The era of antibiotics has saved the lives of countless millions of people. Common infections that once would have turned deadly now can be combated with cheap medication. But as both misuse and overuse of antibiotics has increased, so too has antibiotic resistance. Now we’re faced with the prospect of bacteria that are able to resist multiple antibiotics, even the strongest ones. That could lead to incredibly virulent bacteria that will be able to grow unchecked, posing a significant threat to the health of millions of people.
While much of the research into antibiotic resistance has focused on genetic changes that bacteria undergo in order to resist antibiotics, less research has gone into other factors that allow bacteria to counteract antibiotics.
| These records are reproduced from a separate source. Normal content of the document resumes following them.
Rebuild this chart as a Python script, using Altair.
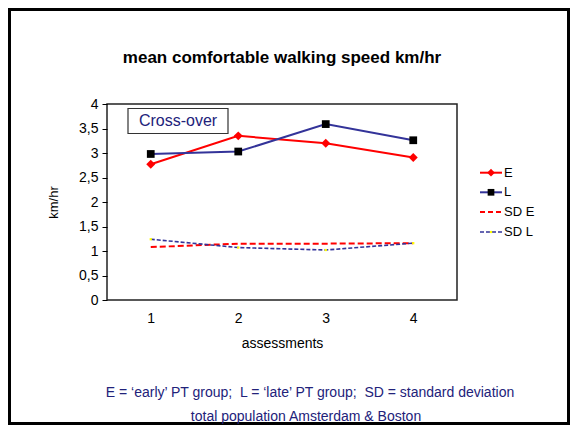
import altair as alt
import pandas as pd

# ---- data ----
assessments = ["1", "2", "3", "4"]
E = [2.77, 3.35, 3.20, 2.91]
L = [2.98, 3.03, 3.59, 3.26]
SD_E = [1.08, 1.15, 1.15, 1.16]
SD_L = [1.24, 1.07, 1.02, 1.16]
series_names = ["E", "L", "SD E", "SD L"]
y_ticks = [0, 0.5, 1, 1.5, 2, 2.5, 3, 3.5, 4]

title_text = "mean comfortable walking speed km/hr"
box_text = "Cross-over"
footer1 = "E = \u2018early\u2019 PT group;\u00a0 L = \u2018late\u2019 PT group;\u00a0 SD = standard deviation"
footer2 = "total population Amsterdam & Boston"

FONT = "Liberation Sans, Arial"
NAVY = "#333399"
TEXTNAVY = "#22227a"

rows = []
for name, vals in zip(series_names, [E, L, SD_E, SD_L]):
    for a, v in zip(assessments, vals):
        rows.append({"assessment": a, "value": v, "series": name})
df = pd.DataFrame(rows)

W, H = 350, 196
PL, PT, PR, PB = 99, 96, 113, 125

x_enc = alt.X("assessment:O", scale=alt.Scale(type="point", padding=0.5),
              axis=alt.Axis(title="assessments", labelAngle=0, ticks=False, domain=False,
                            labelPadding=11, labelFontSize=14, titleFontSize=14,
                            titleFontWeight="normal", titlePadding=11, labelFont=FONT,
                            titleFont=FONT, labelColor="black", titleColor="black"))
y_enc = alt.Y("value:Q", scale=alt.Scale(domain=[0, 4], nice=False),
              axis=alt.Axis(title="km/hr", values=y_ticks, grid=False, domain=False,
                            tickSize=5, tickColor="black", labelPadding=4,
                            labelExpr="replace(toString(datum.value), '.', ',')",
                            labelFontSize=14, titleFontSize=13, titleFontWeight="normal",
                            titlePadding=18, labelFont=FONT, titleFont=FONT,
                            labelColor="black", titleColor="black"))

base = alt.Chart(df).encode(x=x_enc, y=y_enc)

def sel(name):
    return base.transform_filter(alt.datum.series == name)

e_line = sel("E").mark_line(color="red", strokeWidth=2)
e_pts = sel("E").mark_point(shape="diamond", filled=True, color="red", size=80, opacity=1)
l_line = sel("L").mark_line(color=NAVY, strokeWidth=2)
l_pts = sel("L").mark_point(shape="square", filled=True, color="black", size=60, opacity=1)
sde_line = sel("SD E").mark_line(color="red", strokeWidth=2, strokeDash=[6, 3])
sdl_line = sel("SD L").mark_line(color=NAVY, strokeWidth=1.6, strokeDash=[4, 2])
sdl_pts = sel("SD L").mark_point(shape="square", filled=True, color="#ffff00", size=5, opacity=1)

one = pd.DataFrame({"k": [0]})

def txt(text, x, y, size, color="black", weight="normal", align="center"):
    return alt.Chart(one).mark_text(font=FONT, fontSize=size, color=color, fontWeight=weight,
                                    align=align, baseline="middle").encode(
        x=alt.value(x), y=alt.value(y), text=alt.value(text))

# outer frame
frame = alt.Chart(one).mark_rect(fillOpacity=0, stroke="black", strokeWidth=3).encode(
    x=alt.value(-PL + 1.5), x2=alt.value(W + PR - 1.5),
    y=alt.value(-PT + 1.5), y2=alt.value(H + PB - 1.5))

# cross-over box
box = alt.Chart(one).mark_rect(fill="white", stroke="#333333", strokeWidth=1.2).encode(
    x=alt.value(21), x2=alt.value(121), y=alt.value(4.5), y2=alt.value(29.5))
box_t = txt(box_text, 71, 17, 16, TEXTNAVY)

title = txt(title_text, 175, -46, 17, "black", "bold")
f1 = txt(footer1, 203, 289, 14, TEXTNAVY)
f2 = txt(footer2, 199, 313, 14, TEXTNAVY)

# manual legend
leg_layers = []
leg_y = [68.7, 88.3, 108, 128]
styles = [
    dict(color="red", dash=None, width=2, shape="diamond", mcolor="red", msize=60),
    dict(color=NAVY, dash=None, width=2, shape="square", mcolor="black", msize=45),
    dict(color="red", dash=[5, 3], width=2, shape=None, mcolor=None, msize=0),
    dict(color=NAVY, dash=[4, 2], width=1.6, shape="square", mcolor="#ffff00", msize=5),
]
for name, yy, st in zip(series_names, leg_y, styles):
    kw = dict(color=st["color"], strokeWidth=st["width"])
    if st["dash"]:
        kw["strokeDash"] = st["dash"]
    leg_layers.append(alt.Chart(one).mark_rule(**kw).encode(
        x=alt.value(373), x2=alt.value(395), y=alt.value(yy)))
    if st["shape"]:
        leg_layers.append(alt.Chart(one).mark_point(shape=st["shape"], filled=True,
                                                    color=st["mcolor"], size=st["msize"],
                                                    opacity=1).encode(
            x=alt.value(384), y=alt.value(yy)))
    leg_layers.append(txt(name, 397, yy, 13, "black", align="left"))

chart = alt.layer(
    frame, box, box_t,
    e_line, l_line, sde_line, sdl_line, e_pts, l_pts, sdl_pts,
    title, f1, f2, *leg_layers
).properties(
    width=W, height=H,
    autosize=alt.AutoSizeParams(type="none"),
    padding={"left": PL, "top": PT, "right": PR, "bottom": PB},
    background="white",
).configure_view(stroke="#222222", strokeWidth=1.5)

chart.save("out.html", embed_options={"renderer": "svg", "actions": False})
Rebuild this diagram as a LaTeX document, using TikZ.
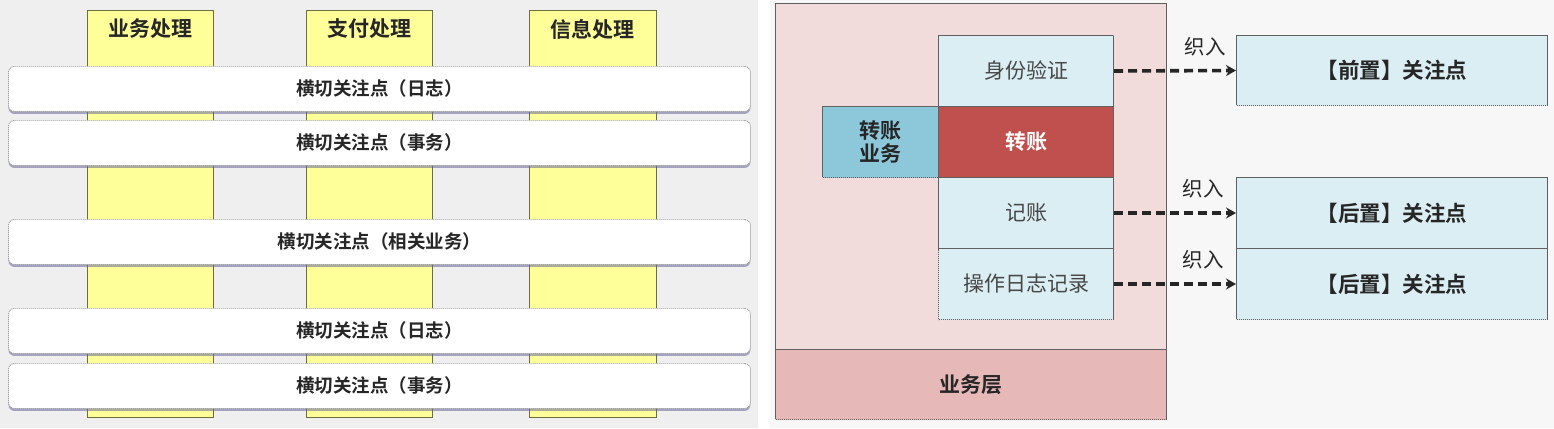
\documentclass[tikz,border=0pt]{standalone}
\usepackage{fontspec}
\setmainfont{Noto Sans CJK SC}[BoldFont={Noto Sans CJK SC Bold}]
\usetikzlibrary{arrows.meta,shadows}
\definecolor{bgL}{HTML}{EFEFEF}
\definecolor{bgR}{HTML}{F7F7F7}
\definecolor{yel}{HTML}{FFFF99}
\definecolor{yelB}{HTML}{6E6E3A}
\definecolor{pinkA}{HTML}{F2DCDB}
\definecolor{pinkB}{HTML}{E6B9B8}
\definecolor{lblue}{HTML}{DBEEF3}
\definecolor{redA}{HTML}{C0504D}
\definecolor{teal}{HTML}{8CC8DA}
\definecolor{txt}{HTML}{262626}
\definecolor{dotB}{HTML}{606060}
\begin{document}
\begin{tikzpicture}[x=1pt,y=-1pt,
  col/.style={draw=yelB, line width=1pt, fill=yel, anchor=north west, inner sep=0pt},
  coltext/.style={font=\bfseries\fontsize{21}{21}\selectfont, text=txt},
  bar/.style={draw=gray!70, dash pattern=on 1.2pt off 0.8pt, line width=0.9pt, fill=white, rounded corners=6pt,
     anchor=north west, inner sep=0pt, minimum width=742pt, minimum height=45pt,
     drop shadow={shadow xshift=0pt, shadow yshift=-2.5pt, fill=gray!80!blue, opacity=0.55},
     font=\bfseries\fontsize{18.5}{18.5}\selectfont, text=txt},
  dbox/.style={draw=dotB, dash pattern=on 1.2pt off 0.8pt, line width=1pt, anchor=north west, inner sep=0pt},
  btext/.style={font=\fontsize{21}{21}\selectfont, text=txt!85},
  bbold/.style={font=\bfseries\fontsize{21}{21}\selectfont, text=txt},
  rbold/.style={font=\bfseries\fontsize{21.5}{21.5}\selectfont, text=txt},
  weave/.style={line width=3.6pt, dash pattern=on 9pt off 5pt, -{Stealth[length=10pt,width=11pt]}, draw=txt},
  wlabel/.style={font=\fontsize{20.5}{20.5}\selectfont, text=txt}
]
\useasboundingbox (0,0) rectangle (1554,428);
% backgrounds
\fill[bgL] (0,0) rectangle (758,428);
\fill[white] (758,0) rectangle (770,428);
\fill[bgR] (770,0) rectangle (1554,428);

% ---------- left panel ----------
\node[col, minimum width=126pt, minimum height=407pt] (c1) at (87,10) {};
\node[col, minimum width=126pt, minimum height=407pt] (c2) at (306,10) {};
\node[col, minimum width=127pt, minimum height=407pt] (c3) at (529,10) {};
\node[coltext] (c1t) at (150,29) {业务处理};
\node[coltext] (c2t) at (369,29) {支付处理};
\node[coltext] (c3t) at (592,29) {信息处理};

\node[bar] (b1) at (8,66) {横切关注点（日志）};
\node[bar] (b2) at (8,120) {横切关注点（事务）};
\node[bar] (b3) at (8,219) {横切关注点（相关业务）};
\node[bar] (b4) at (8,308) {横切关注点（日志）};
\node[bar] (b5) at (8,363) {横切关注点（事务）};

% ---------- right panel ----------
\node[dbox, fill=pinkA, minimum width=391pt, minimum height=346pt] (layer) at (775,3) {};
\node[dbox, fill=pinkB, minimum width=391pt, minimum height=70pt, bbold] (layerb) at (775,349) {业务层};

\node[dbox, fill=lblue, minimum width=175pt, minimum height=71pt, btext] (auth) at (938,35) {身份验证};
\node[dbox, fill=redA, minimum width=175pt, minimum height=71pt, font=\bfseries\fontsize{21}{21}\selectfont, text=white] (tr) at (938,106) {转账};
\node[dbox, fill=teal, minimum width=116pt, minimum height=71pt, bbold, align=center] (trb) at (822,106) {转账\\[2pt]业务};
\node[dbox, fill=lblue, minimum width=175pt, minimum height=71pt, btext] (acc) at (938,177) {记账};
\node[dbox, fill=lblue, minimum width=175pt, minimum height=71pt, btext] (log) at (938,248) {操作日志记录};

\node[dbox, fill=lblue, minimum width=311pt, minimum height=70pt, rbold] (pre) at (1236,35) {【前置】关注点};
\node[dbox, fill=lblue, minimum width=311pt, minimum height=71pt, rbold] (post1) at (1236,177) {【后置】关注点};
\node[dbox, fill=lblue, minimum width=311pt, minimum height=71pt, rbold] (post2) at (1236,248) {【后置】关注点};

\draw[weave] (auth.east) -- (pre.west);
\draw[weave] (acc.east) -- (post1.west);
\draw[weave] (log.east) -- (post2.west);
\node[wlabel] (w1) at (1205,47) {织入};
\node[wlabel] (w2) at (1203,189) {织入};
\node[wlabel] (w3) at (1203,260) {织入};
\end{tikzpicture}
\end{document}
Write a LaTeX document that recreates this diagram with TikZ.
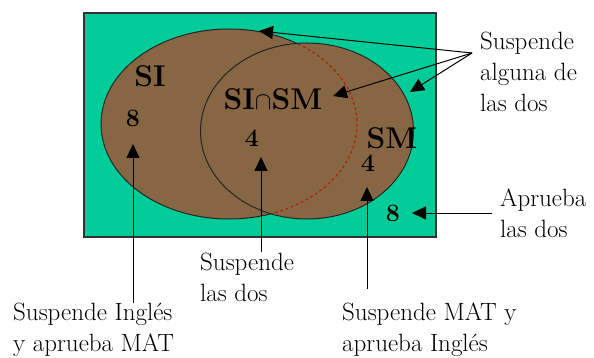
\documentclass[tikz,border=0pt]{standalone}
\usetikzlibrary{arrows.meta}
\definecolor{venngreen}{RGB}{0,204,153}
\definecolor{vennbrown}{RGB}{135,102,68}
\definecolor{vennred}{RGB}{175,25,10}

\begin{document}
\begin{tikzpicture}[
  x=1pt,y=-1pt,
  >={Triangle[length=14pt,width=13pt]},
  note/.style={font=\fontsize{25}{31}\selectfont,align=left,anchor=west,inner sep=0pt},
  setname/.style={font=\fontsize{30}{32}\selectfont\bfseries,inner sep=0pt},
  count/.style={font=\fontsize{25}{27}\selectfont\bfseries,inner sep=0pt},
  pointer/.style={->,line width=1pt},
  rim/.style={line width=1pt,black!85}
]
  \useasboundingbox (0,0) rectangle (594,358);
  \fill[venngreen] (84,13) rectangle (436,237);
  \fill[vennbrown] (229,124) ellipse [x radius=128,y radius=95];
  \fill[vennbrown] (307,131) ellipse [x radius=106.5,y radius=88];
  \begin{scope}
    \clip (307,131) ellipse [x radius=106.5,y radius=88];
    \draw[vennred,line width=1pt,dash pattern=on 3pt off 2.5pt] (229,124) ellipse [x radius=128,y radius=95];
  \end{scope}
  \begin{scope}[even odd rule]
    \clip (0,0) rectangle (594,358) (307,131) ellipse [x radius=106.5,y radius=88];
    \draw[rim] (229,124) ellipse [x radius=128,y radius=95];
  \end{scope}
  \draw[rim] (307,131) ellipse [x radius=106.5,y radius=88];
  \draw[line width=1.5pt,black!80] (84,13) rectangle (436,237);

  \node[setname] (si) at (150,76) {SI};
  \node[setname] (sism) at (273,99) {SI$\cap$SM};
  \node[setname] (sm) at (392,138) {SM};
  \node[count] (onlyI) at (133,118) {8};
  \node[count] (both) at (252,138) {4};
  \node[count] (onlyM) at (368,163) {4};
  \node[count] (none) at (393,213) {8};

  \coordinate (tipI) at (133,144);
  \coordinate (tipB) at (261,157);
  \coordinate (tipM) at (367,187);
  \coordinate (tipN) at (412,213);
  \coordinate (tipTop) at (259,31);
  \coordinate (tipMid) at (333,96);
  \coordinate (tipRight) at (410,92);
  \coordinate (fork) at (472,53);

  \node[note] (failOne) at (480,72) {Suspende\\alguna de\\las dos};
  \node[note] (failBoth) at (200,277) {Suspende\\las dos};
  \node[note] (failI) at (13,330) {Suspende Inglés\\y aprueba MAT};
  \node[note] (failM) at (342,330) {Suspende MAT y\\aprueba Inglés};
  \node[note] (passBoth) at (500,213) {Aprueba\\las dos};

  \draw[pointer] (fork) -- (tipTop);
  \draw[pointer] (fork) -- (tipMid);
  \draw[pointer] (fork) -- (tipRight);
  \draw[pointer] (failI.north -| tipI) -- (tipI);
  \draw[pointer] (failBoth.north -| tipB) -- (tipB);
  \draw[pointer] (failM.north -| tipM) ++(0,-14) -- (tipM);
  \draw[pointer] ([xshift=-8pt]passBoth.west) -- (tipN);
\end{tikzpicture}
\end{document}
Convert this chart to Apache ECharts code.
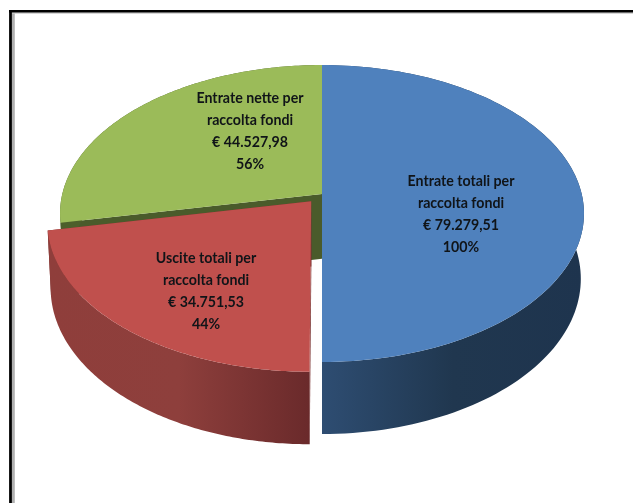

Now for the first time researchers have proven that bacteria not only can change their genome and break down antibiotics, but they can also change shape to evade antibiotics.
Many antibiotics target the cell walls of bacteria, since human cells don’t contain cell walls. Thus anything with a cell wall must be foreign and therefore is targeted for destruction. But some bacteria, including E. coli and others that are responsible for bacterial illnesses, can change their shape and lose their cell wall in order to evade antibiotics. That enables them essentially to hide from the body’s immune system and from antibiotics.
The result of this study is that researchers now know for certain that bacteria can change their basic structure in response to antibiotics. That should allow for other researchers to design new antibiotics that target that bacterial response.
The fight against antibiotic resistance will likely end up being a cat and mouse game over the next several decades as researchers constantly try to stay one step ahead of the bacteria. Let’s hope they will be successful, as the thought of a post-antibiotic era with millions of people dying from what used to be treatable infections is one that no one wants to see become reality.